# DATA start
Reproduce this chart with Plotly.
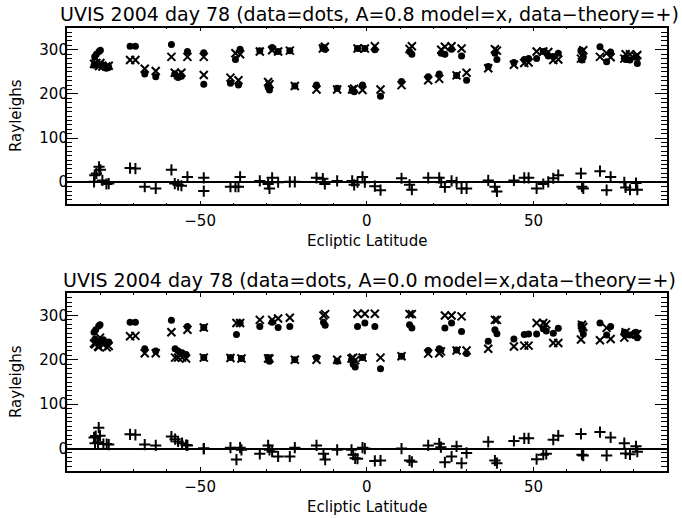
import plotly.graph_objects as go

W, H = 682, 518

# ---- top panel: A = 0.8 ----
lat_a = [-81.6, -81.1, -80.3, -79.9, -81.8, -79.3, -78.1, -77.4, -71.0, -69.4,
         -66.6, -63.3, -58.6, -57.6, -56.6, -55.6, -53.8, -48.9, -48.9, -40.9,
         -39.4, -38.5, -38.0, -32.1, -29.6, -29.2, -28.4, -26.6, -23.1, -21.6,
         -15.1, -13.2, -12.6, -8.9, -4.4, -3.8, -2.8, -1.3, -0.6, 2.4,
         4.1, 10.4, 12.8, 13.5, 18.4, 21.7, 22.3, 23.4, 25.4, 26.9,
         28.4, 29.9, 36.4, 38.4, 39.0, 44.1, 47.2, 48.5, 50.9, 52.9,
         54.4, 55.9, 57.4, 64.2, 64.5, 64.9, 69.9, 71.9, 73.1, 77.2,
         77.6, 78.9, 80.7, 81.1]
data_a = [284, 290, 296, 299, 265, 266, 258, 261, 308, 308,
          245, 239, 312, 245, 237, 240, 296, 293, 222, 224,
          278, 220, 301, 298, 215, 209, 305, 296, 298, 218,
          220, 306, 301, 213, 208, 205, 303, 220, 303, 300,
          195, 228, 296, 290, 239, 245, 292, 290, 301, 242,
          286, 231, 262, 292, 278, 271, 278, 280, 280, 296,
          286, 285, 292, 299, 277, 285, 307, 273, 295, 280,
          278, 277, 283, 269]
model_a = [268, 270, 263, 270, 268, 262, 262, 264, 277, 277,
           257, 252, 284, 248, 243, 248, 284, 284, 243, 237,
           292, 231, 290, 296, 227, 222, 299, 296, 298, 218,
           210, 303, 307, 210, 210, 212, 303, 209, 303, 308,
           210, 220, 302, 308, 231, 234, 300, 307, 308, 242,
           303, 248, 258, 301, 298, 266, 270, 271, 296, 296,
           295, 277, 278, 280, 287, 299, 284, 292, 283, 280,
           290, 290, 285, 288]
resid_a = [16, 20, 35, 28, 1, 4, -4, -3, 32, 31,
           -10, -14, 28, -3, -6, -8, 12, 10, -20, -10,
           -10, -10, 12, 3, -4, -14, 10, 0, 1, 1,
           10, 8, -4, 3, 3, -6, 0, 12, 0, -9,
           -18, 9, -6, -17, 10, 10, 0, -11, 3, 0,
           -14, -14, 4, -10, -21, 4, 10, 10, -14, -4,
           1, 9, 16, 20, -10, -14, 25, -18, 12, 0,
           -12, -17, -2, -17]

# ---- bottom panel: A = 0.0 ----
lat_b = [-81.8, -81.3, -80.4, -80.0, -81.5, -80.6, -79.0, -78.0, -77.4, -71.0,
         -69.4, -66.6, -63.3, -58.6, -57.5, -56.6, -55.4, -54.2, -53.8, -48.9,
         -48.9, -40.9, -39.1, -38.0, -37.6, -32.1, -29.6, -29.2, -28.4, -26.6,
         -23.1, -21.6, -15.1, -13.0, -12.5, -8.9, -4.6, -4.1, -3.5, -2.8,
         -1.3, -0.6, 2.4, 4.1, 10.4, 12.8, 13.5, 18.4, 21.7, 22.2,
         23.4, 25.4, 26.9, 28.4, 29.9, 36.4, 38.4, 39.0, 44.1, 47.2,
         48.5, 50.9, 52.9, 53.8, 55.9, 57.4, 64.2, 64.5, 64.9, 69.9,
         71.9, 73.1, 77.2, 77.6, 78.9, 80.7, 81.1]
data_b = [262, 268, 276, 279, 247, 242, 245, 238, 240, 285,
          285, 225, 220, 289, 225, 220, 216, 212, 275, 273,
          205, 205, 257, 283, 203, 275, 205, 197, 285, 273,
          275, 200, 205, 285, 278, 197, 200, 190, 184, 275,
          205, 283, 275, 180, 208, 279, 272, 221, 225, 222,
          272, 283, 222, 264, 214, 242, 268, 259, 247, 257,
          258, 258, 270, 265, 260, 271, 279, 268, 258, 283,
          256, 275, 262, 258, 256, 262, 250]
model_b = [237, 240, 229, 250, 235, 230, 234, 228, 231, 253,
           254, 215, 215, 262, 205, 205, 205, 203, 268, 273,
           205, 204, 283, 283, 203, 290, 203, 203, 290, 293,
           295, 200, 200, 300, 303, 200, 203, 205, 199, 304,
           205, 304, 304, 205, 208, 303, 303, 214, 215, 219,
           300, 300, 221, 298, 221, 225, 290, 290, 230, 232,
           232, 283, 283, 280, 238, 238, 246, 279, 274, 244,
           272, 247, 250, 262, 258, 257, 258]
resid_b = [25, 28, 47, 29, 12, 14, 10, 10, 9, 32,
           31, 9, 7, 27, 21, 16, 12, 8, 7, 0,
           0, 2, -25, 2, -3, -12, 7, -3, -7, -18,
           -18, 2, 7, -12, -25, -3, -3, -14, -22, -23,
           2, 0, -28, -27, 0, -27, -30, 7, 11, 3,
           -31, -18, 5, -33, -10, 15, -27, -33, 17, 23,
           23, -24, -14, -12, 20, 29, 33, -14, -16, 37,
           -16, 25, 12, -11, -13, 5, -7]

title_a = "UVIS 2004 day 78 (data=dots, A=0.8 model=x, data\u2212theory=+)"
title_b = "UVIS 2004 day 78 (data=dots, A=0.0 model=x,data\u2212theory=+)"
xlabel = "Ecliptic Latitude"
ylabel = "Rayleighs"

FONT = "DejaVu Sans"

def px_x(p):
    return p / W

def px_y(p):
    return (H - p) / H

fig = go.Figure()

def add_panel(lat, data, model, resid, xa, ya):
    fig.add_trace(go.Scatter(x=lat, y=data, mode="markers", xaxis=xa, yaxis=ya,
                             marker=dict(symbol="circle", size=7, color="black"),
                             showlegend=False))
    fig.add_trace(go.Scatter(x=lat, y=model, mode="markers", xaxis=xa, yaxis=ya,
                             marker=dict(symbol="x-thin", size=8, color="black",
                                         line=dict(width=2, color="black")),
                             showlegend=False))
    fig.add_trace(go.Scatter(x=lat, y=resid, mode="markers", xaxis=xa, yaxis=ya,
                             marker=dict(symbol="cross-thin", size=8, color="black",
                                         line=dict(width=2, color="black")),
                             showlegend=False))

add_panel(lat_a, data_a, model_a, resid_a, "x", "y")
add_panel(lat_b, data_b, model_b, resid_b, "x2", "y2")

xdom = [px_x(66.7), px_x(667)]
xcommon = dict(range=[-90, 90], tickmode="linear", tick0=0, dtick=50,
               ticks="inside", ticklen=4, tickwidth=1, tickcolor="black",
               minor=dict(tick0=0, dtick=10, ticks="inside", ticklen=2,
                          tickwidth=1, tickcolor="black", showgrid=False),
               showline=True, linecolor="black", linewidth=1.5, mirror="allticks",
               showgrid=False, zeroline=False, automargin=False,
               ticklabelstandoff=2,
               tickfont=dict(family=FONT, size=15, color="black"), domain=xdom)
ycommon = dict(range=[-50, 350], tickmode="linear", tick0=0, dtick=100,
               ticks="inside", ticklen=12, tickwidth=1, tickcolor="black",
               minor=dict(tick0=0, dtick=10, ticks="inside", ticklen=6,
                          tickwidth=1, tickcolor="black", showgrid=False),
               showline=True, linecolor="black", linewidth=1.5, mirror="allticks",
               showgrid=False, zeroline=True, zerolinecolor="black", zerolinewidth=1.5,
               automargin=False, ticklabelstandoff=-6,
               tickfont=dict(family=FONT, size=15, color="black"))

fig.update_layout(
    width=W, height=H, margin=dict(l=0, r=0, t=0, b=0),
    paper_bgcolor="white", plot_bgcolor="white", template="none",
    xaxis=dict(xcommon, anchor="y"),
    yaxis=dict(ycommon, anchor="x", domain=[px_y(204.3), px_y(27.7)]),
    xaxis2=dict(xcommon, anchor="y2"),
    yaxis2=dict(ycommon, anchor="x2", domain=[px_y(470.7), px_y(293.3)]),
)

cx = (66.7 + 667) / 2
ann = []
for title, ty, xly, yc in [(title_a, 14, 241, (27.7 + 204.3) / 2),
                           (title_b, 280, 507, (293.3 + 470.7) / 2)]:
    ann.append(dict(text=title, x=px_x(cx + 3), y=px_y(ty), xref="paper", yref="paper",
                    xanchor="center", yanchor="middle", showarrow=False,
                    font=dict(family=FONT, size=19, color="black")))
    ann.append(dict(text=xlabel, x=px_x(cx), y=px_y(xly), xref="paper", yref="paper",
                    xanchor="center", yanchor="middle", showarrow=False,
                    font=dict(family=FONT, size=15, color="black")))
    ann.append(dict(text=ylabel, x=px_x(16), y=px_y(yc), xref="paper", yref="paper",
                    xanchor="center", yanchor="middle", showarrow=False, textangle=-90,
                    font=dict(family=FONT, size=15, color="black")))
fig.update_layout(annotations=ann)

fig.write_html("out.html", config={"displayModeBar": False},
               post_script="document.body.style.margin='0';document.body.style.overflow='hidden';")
# DATA end
* GOAL *
Please quote the lines of the material, beginning with the first and ending with the one that contains "W, H = 682, 518", exactly as written and without any pictures.

* EXERCISE ANSWER *
Reproduce this chart with Plotly.
import plotly.graph_objects as go

W, H = 682, 518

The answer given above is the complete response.